An assessment of the amendment's fiscal impact, or "score," produced by the Congressional Budget Office suggests that the measure would reduce funds for the Promise Grants by $4.2 billion over five years, which would appear to challenge the lenders' view that students would not be hurt.
Sources on all sides of the student loan issue predicted that the vote on the amendment, which could come as soon as today, would be close. The lenders clearly see this as their last, best hope to stave off even bigger cuts, and they have cranked up their powerful lobbying machine to bring it about. A Dow Jones Newswire article said that Enzi planned to oppose the amendment because he feared it would unravel overall support for the underlying legislation; if true, opposition from such an influential Republican could doom the measure's chances. But several Democrats are expected to cross party lines to support it.
The back and forth over the potential cuts to lenders was the most significant development on a day in which relatively little else of substance happened once it became clear this morning that the Senate would take up the student aid legislation. That occurred because the Senate's all-night sleepover in its consideration of a Defense Department policy bill ended in a stalemate over a call to wind down the Iraq war, and Democratic leaders pulled the defense bill off the floor.

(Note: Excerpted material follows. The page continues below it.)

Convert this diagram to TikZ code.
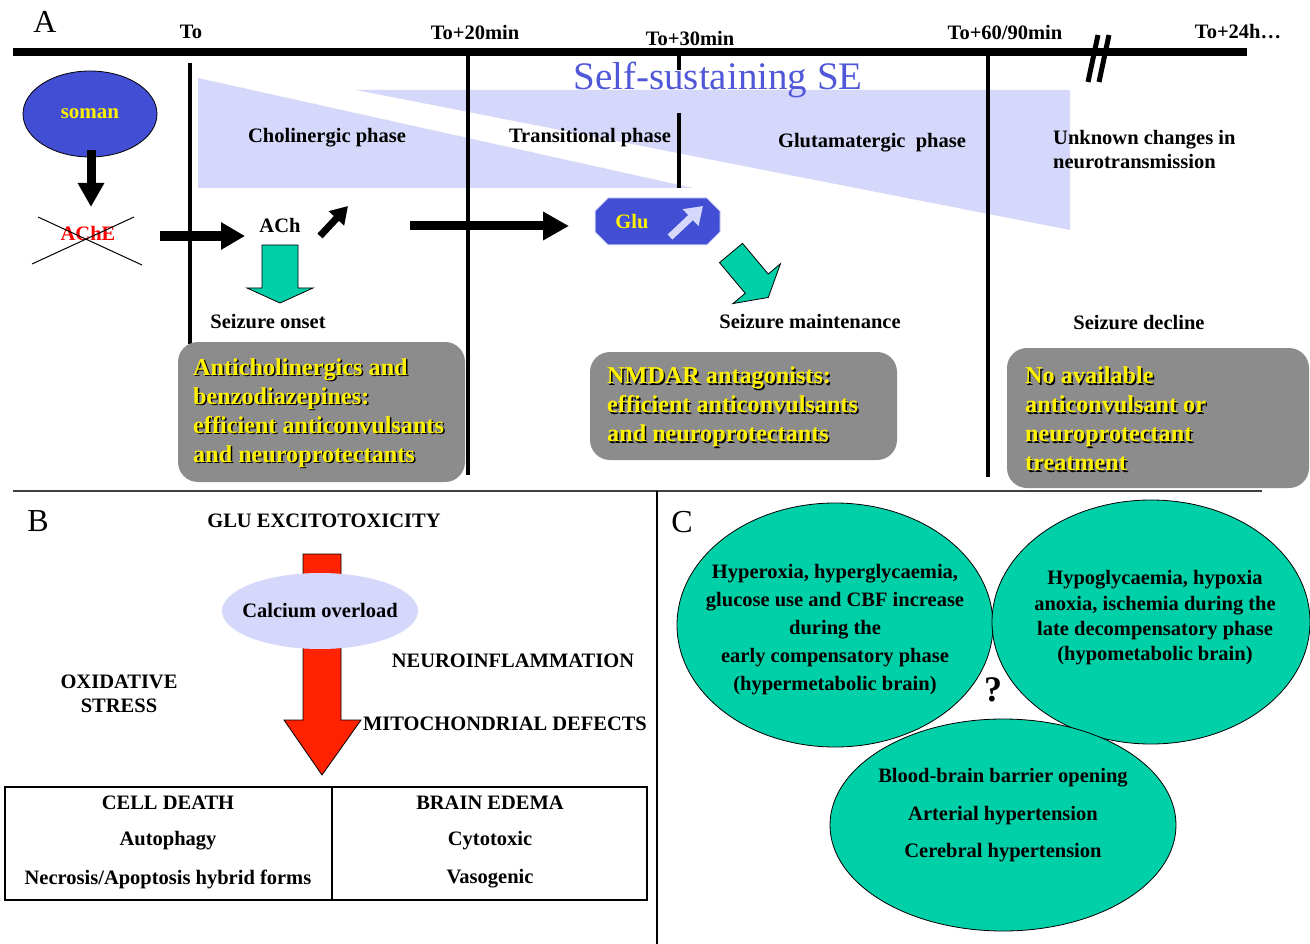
\documentclass[tikz,border=0pt]{standalone}
\usepackage{fontspec}
\setmainfont{Liberation Serif}
\usetikzlibrary{arrows.meta,shapes.geometric,calc}
\definecolor{lav}{HTML}{D5D8FA}
\definecolor{sblue}{HTML}{424ED4}
\definecolor{setxt}{HTML}{5058D8}
\definecolor{gbox}{HTML}{8C8C8C}
\definecolor{grn}{HTML}{00D0A8}
\definecolor{rarrow}{HTML}{FF2200}
\newcommand\shd[1]{\makebox[0pt][l]{\hspace{1.5pt}\raisebox{-1.5pt}{\textcolor{black}{#1}}}#1}
\begin{document}
\begin{tikzpicture}[x=1pt,y=-1pt,
  lbl/.style={font=\fontsize{20.5}{24}\selectfont\bfseries, inner sep=0pt},
  big/.style={font=\fontsize{32}{36}\selectfont, inner sep=0pt},
  ytxt/.style={font=\fontsize{24.2}{29}\selectfont\bfseries, text=yellow, align=left, inner sep=0pt, anchor=west},
  vline/.style={line width=4pt},
  blockarrow/.style={draw=black, line width=0.8pt},
]
\useasboundingbox (0,0) rectangle (1310,944);
% ---------------- Panel A ----------------
\fill[lav] (198,78) -- (693,188) -- (198,188) -- cycle;
\fill[lav] (356,90) -- (1070,90) -- (1070,230) -- cycle;

\node[big] (A) at (45,22) {A};
\draw[line width=8pt] (13,52) -- (1247,52);
\node[lbl] (t0) at (191,32) {To};
\node[lbl] (t20) at (475,32) {To+20min};
\node[lbl] (t30) at (690,38) {To+30min};
\node[lbl] (t60) at (1005,32) {To+60/90min};
\node[lbl] (t24) at (1238,32) {To+24h…};
% break mark
\draw[line width=5pt] (1098,35) -- (1088,82);
\draw[line width=5pt] (1109,35) -- (1099,82);

\draw[vline] (190,63) -- (190,344);
\draw[vline] (468,52) -- (468,475);
\draw[vline] (679,52) -- (679,70);
\draw[vline] (679,113) -- (679,188);
\draw[vline] (988,52) -- (988,477);

\node[font=\fontsize{39}{40}\selectfont, text=setxt, inner sep=0pt] (sse) at (718,80) {Self-sustaining SE};
\node[lbl] (chol) at (327,138) {Cholinergic phase};
\node[lbl] (trans) at (590,138) {Transitional phase};
\node[lbl] (glutph) at (872,143) {Glutamatergic\ \ phase};
\node[lbl, align=left, anchor=west, font=\fontsize{20.5}{24}\selectfont\bfseries] (unk) at (1053,150) {Unknown changes in\\neurotransmission};

\node[ellipse, draw=black, line width=0.8pt, fill=sblue, minimum width=134pt, minimum height=86pt, inner sep=0pt,
      font=\fontsize{21}{22}\selectfont\bfseries, text=yellow] (soman) at (90,114) {soman};
\node[lbl, text=red, font=\fontsize{20.5}{22}\selectfont\bfseries] (ache) at (88,233) {AChE};
\draw[line width=1pt] (38,217) -- (142,265);
\draw[line width=1pt] (134,217) -- (32,264);
\coordinate (s1) at (91,150);
\coordinate (s2) at (91,207);
\draw[line width=9pt, -{Triangle[length=24pt,width=25pt]}] (s1) -- (s2);

\node[lbl] (ach) at (280,225) {ACh};
\coordinate (a1) at (160,236);
\coordinate (a2) at (245,236);
\draw[line width=10pt, -{Triangle[length=24pt,width=26pt]}] (a1) -- (a2);
\coordinate (u1) at (320,236);
\coordinate (u2) at (348,206);
\draw[line width=7pt, -{Triangle[length=17pt,width=20pt]}] (u1) -- (u2);

% green down arrow
\filldraw[fill=grn, blockarrow] (262,245) -- (298,245) -- (298,288) -- (313,288) -- (280,303) -- (247,288) -- (262,288) -- cycle;
\node[lbl] (onset) at (268,322) {Seizure onset};

\coordinate (g1) at (410,226);
\coordinate (g2) at (569,226);
\draw[line width=9pt, -{Triangle[length=26pt,width=27pt]}] (g1) -- (g2);

% Glu block
\filldraw[fill=sblue, draw=lav, line width=1pt] (595,211) -- (608,198) -- (707,198) -- (720,211) -- (720,232) -- (707,245) -- (608,245) -- (595,232) -- cycle;
\node[lbl, text=yellow] (glu) at (632,222) {Glu};
\coordinate (v1) at (670,237);
\coordinate (v2) at (703,206);
\draw[line width=7pt, lav, -{Triangle[length=17pt,width=22pt]}] (v1) -- (v2);

% tilted green arrow
\begin{scope}[shift={(731,253)}, rotate=-50]
\filldraw[fill=grn, blockarrow] (0,-15) -- (40,-15) -- (40,-31) -- (58,0) -- (40,31) -- (40,15) -- (0,15) -- cycle;
\end{scope}
\node[lbl] (maint) at (810,322) {Seizure maintenance};
\node[lbl] (decl) at (1139,323) {Seizure decline};

% gray boxes
\fill[gbox, rounded corners=20pt] (178,342) rectangle (465,482);
\fill[gbox, rounded corners=20pt] (590,352) rectangle (897,460);
\fill[gbox, rounded corners=20pt] (1007,348) rectangle (1309,488);
\node[ytxt] (bx1) at (193,413.5) {\shd{Anticholinergics and}\\\shd{benzodiazepines:}\\\shd{efficient anticonvulsants}\\\shd{and neuroprotectants}};
\node[ytxt] (bx2) at (607,407.5) {\shd{NMDAR antagonists:}\\\shd{efficient anticonvulsants}\\\shd{and neuroprotectants}};
\node[ytxt] (bx3) at (1025,419.5) {\shd{No available}\\\shd{anticonvulsant or}\\\shd{neuroprotectant}\\\shd{treatment}};

% separators
\draw[line width=2pt, black!75] (13,491) -- (1262,491);
\draw[line width=2pt] (657,491) -- (657,944);

% ---------------- Panel B ----------------
\node[big] (B) at (38,521) {B};
\node[lbl] (gluex) at (324,521) {GLU EXCITOTOXICITY};
\filldraw[fill=rarrow, blockarrow] (303,554) -- (341,554) -- (341,720) -- (361,720) -- (322,775) -- (284,720) -- (303,720) -- cycle;
\node[ellipse, fill=lav, minimum width=196pt, minimum height=76pt, inner sep=0pt] (ca) at (320,611) {};
\node[lbl] (catext) at (320,611) {Calcium overload};
\node[lbl] (neuro) at (513,661) {NEUROINFLAMMATION};
\node[lbl, align=center, font=\fontsize{20.5}{24}\selectfont\bfseries] (ox) at (119,694) {OXIDATIVE\\STRESS};
\node[lbl] (mito) at (505,724) {MITOCHONDRIAL DEFECTS};
\draw[line width=1.3pt] (5,787) rectangle (647,900);
\draw[line width=1.3pt] (332,787) -- (332,900);
\node[lbl] (cd) at (168,803) {CELL DEATH};
\node[lbl] (auto) at (168,841) {Autophagy};
\node[lbl] (necro) at (168,879) {Necrosis/Apoptosis hybrid forms};
\node[lbl] (be) at (490,803) {BRAIN EDEMA};
\node[lbl] (cyto) at (490,841) {Cytotoxic};
\node[lbl] (vaso) at (490,879) {Vasogenic};

% ---------------- Panel C ----------------
\node[big] (C) at (682,522) {C};
\node[ellipse, draw=black, line width=0.8pt, fill=grn, minimum width=316pt, minimum height=244pt, inner sep=0pt] (e1) at (835,625) {};
\node[ellipse, draw=black, line width=0.8pt, fill=grn, minimum width=318pt, minimum height=244pt, inner sep=0pt] (e2) at (1151,622) {};
\node[ellipse, draw=black, line width=0.8pt, fill=grn, minimum width=346pt, minimum height=212pt, inner sep=0pt] (e3) at (1003,825) {};
\node[lbl, align=center, font=\fontsize{20.5}{28}\selectfont\bfseries] (e1t) at (835,630) {Hyperoxia, hyperglycaemia,\\glucose use and CBF increase\\during the\\early compensatory phase\\(hypermetabolic brain)};
\node[lbl, align=center, font=\fontsize{20.5}{25.3}\selectfont\bfseries] (e2t) at (1155,618) {Hypoglycaemia, hypoxia\\anoxia, ischemia during the\\late decompensatory phase\\(hypometabolic brain)};
\node[lbl, align=center, font=\fontsize{20.5}{37.5}\selectfont\bfseries] (e3t) at (1003,815.5) {Blood-brain barrier opening\\Arterial hypertension\\Cerebral hypertension};
\node[font=\fontsize{36}{40}\selectfont\bfseries, inner sep=0pt] (q) at (993,690) {?};
\end{tikzpicture}
\end{document}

Democrats, stung by that defeat, had lined up Sen. Edward M. Kennedy (D-Mass.), sponsor of the higher education budget bill, to quickly bring that measure to the floor because it is virtually certain to pass and they wanted a legislative triumph. The measure, drafted with significant input from Sen. Michael B. Enzi (R-Wyo.), the top Republican on the Senate Health, Education, Labor and Pensions Committee, was approved by that panel by a vote of 17 to 3.
Perhaps senators were drained by their Senate slumber party, but Wednesday's discussion about the student aid bill lacked much in the way of drama or sparkle, filled mostly with speeches about the importance of education for American society and the significant ways the legislation would help American families and students.
Although Kennedy and Enzi both vowed during Wednesday's debate that the Senate would take up a companion legislation to renew the Higher Education Act along with the college aid budget measure, it was not clear whether that would be in a matter of hours, days or weeks.
Deliberations over the budget measure continue today at 10 a.m.